Start of DATA ROWS
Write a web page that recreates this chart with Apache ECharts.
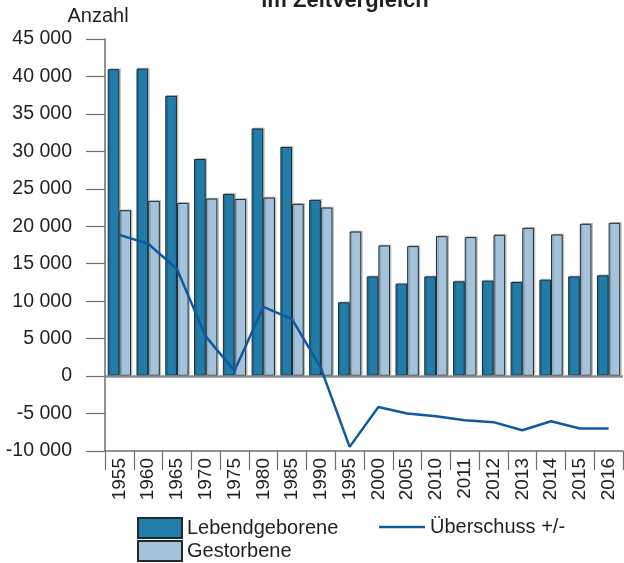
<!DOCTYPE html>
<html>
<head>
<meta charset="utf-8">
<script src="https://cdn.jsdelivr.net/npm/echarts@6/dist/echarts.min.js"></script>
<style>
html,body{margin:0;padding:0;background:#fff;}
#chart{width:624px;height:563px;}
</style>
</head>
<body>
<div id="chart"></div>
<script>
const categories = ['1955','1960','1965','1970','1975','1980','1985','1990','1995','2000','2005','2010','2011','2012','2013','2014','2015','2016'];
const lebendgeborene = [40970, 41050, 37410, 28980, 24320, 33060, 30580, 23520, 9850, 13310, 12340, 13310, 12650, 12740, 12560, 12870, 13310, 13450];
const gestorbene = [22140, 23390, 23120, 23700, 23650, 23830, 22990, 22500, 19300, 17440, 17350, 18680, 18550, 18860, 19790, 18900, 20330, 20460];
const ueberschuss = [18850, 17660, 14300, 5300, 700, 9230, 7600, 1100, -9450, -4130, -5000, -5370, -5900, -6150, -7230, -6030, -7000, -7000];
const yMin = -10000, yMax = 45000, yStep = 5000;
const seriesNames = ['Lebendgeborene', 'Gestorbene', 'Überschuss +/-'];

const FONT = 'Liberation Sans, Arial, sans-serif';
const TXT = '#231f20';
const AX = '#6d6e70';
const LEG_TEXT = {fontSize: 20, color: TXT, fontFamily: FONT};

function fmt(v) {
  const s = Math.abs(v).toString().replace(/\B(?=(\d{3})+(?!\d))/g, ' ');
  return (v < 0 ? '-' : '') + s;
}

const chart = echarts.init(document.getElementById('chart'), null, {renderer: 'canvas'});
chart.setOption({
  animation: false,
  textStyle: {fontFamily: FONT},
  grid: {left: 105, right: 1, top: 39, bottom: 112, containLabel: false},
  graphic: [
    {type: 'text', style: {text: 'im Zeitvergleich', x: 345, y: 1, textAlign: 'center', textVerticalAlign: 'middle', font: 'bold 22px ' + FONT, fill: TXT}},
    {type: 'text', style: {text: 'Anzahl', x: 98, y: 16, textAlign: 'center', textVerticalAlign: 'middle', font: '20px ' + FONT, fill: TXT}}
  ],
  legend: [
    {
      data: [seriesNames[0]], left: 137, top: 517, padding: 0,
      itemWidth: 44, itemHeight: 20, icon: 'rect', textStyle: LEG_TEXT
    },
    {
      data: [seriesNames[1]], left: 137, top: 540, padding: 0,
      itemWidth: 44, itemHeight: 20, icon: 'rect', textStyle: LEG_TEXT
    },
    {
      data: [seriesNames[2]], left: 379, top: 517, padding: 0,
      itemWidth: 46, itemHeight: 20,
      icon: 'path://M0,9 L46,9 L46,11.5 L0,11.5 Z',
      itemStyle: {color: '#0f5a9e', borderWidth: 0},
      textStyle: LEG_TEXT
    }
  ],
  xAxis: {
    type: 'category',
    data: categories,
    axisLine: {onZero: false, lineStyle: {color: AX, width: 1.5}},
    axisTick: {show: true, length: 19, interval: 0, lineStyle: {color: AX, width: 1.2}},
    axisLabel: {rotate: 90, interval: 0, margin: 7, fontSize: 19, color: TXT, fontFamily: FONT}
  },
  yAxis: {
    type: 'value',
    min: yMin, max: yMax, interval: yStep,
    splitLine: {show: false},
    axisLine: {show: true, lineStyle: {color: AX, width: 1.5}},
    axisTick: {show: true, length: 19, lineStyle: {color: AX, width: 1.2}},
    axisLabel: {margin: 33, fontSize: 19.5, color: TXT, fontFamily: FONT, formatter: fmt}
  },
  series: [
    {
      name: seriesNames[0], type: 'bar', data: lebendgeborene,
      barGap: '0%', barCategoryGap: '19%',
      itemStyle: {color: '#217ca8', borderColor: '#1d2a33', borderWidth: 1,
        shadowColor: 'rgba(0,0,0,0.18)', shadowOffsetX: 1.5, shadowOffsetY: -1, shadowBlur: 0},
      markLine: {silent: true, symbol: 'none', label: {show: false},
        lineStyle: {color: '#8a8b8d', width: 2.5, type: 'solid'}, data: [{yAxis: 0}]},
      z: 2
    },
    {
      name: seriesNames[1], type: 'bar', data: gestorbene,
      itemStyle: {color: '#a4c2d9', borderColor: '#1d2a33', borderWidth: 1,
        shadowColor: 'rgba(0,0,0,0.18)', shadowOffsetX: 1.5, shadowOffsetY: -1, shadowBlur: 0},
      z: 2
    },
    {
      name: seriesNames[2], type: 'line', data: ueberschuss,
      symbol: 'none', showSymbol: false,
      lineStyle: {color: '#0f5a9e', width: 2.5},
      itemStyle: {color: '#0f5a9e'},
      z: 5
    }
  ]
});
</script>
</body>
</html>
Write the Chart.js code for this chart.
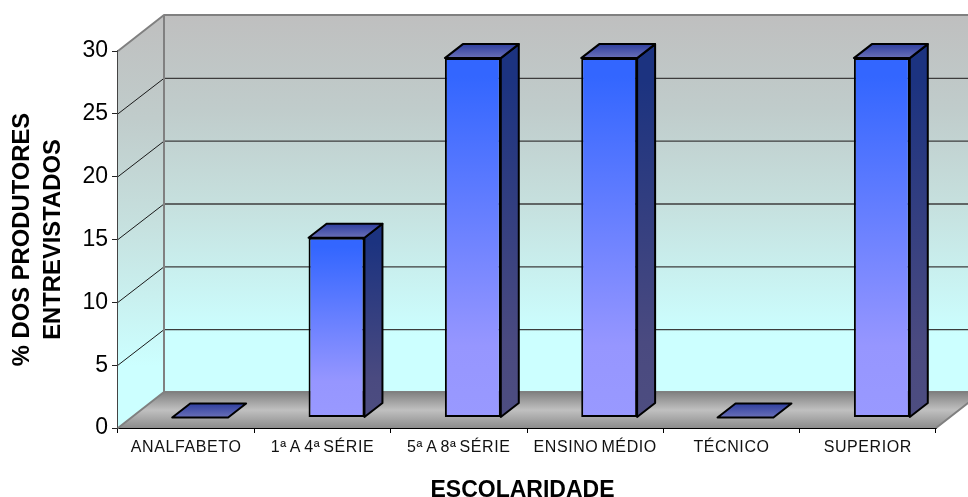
End of DATA ROWS
*TASK STATEMENT:* Go through the material above and count the lines that contain "this"; answer with the number alone.

*CORRECT RESPONSE:* 2